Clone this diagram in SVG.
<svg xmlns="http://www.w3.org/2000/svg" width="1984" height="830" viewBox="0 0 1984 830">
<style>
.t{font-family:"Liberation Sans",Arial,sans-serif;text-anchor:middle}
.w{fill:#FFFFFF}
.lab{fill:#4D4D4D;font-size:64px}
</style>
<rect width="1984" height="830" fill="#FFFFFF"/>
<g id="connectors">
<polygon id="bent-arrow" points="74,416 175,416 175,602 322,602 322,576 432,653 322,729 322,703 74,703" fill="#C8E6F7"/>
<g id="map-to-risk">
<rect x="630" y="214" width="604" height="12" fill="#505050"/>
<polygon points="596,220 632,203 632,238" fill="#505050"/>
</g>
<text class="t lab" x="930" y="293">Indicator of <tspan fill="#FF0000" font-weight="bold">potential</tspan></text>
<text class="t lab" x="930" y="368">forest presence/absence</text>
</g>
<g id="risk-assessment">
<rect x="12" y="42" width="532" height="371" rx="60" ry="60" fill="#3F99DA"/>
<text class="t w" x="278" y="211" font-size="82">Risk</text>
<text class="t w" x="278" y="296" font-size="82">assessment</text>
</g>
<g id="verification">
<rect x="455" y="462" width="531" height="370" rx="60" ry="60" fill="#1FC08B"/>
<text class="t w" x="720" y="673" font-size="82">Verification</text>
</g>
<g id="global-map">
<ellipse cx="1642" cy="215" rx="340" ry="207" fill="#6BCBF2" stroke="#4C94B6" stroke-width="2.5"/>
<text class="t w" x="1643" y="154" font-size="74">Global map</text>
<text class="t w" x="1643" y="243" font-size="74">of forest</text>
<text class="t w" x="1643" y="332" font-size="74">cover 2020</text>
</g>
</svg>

....................

# Work required:
Write out every line exactly as it stands.

# The completed task:
Clone this diagram in SVG.
<svg xmlns="http://www.w3.org/2000/svg" width="1984" height="830" viewBox="0 0 1984 830">
<style>
.t{font-family:"Liberation Sans",Arial,sans-serif;text-anchor:middle}
.w{fill:#FFFFFF}
.lab{fill:#4D4D4D;font-size:64px}
</style>
<rect width="1984" height="830" fill="#FFFFFF"/>
<g id="connectors">
<polygon id="bent-arrow" points="74,416 175,416 175,602 322,602 322,576 432,653 322,729 322,703 74,703" fill="#C8E6F7"/>
<g id="map-to-risk">
<rect x="630" y="214" width="604" height="12" fill="#505050"/>
<polygon points="596,220 632,203 632,238" fill="#505050"/>
</g>
<text class="t lab" x="930" y="293">Indicator of <tspan fill="#FF0000" font-weight="bold">potential</tspan></text>
<text class="t lab" x="930" y="368">forest presence/absence</text>
</g>
<g id="risk-assessment">
<rect x="12" y="42" width="532" height="371" rx="60" ry="60" fill="#3F99DA"/>
<text class="t w" x="278" y="211" font-size="82">Risk</text>
<text class="t w" x="278" y="296" font-size="82">assessment</text>
</g>
<g id="verification">
<rect x="455" y="462" width="531" height="370" rx="60" ry="60" fill="#1FC08B"/>
<text class="t w" x="720" y="673" font-size="82">Verification</text>
</g>
<g id="global-map">
<ellipse cx="1642" cy="215" rx="340" ry="207" fill="#6BCBF2" stroke="#4C94B6" stroke-width="2.5"/>
<text class="t w" x="1643" y="154" font-size="74">Global map</text>
<text class="t w" x="1643" y="243" font-size="74">of forest</text>
<text class="t w" x="1643" y="332" font-size="74">cover 2020</text>
</g>
</svg>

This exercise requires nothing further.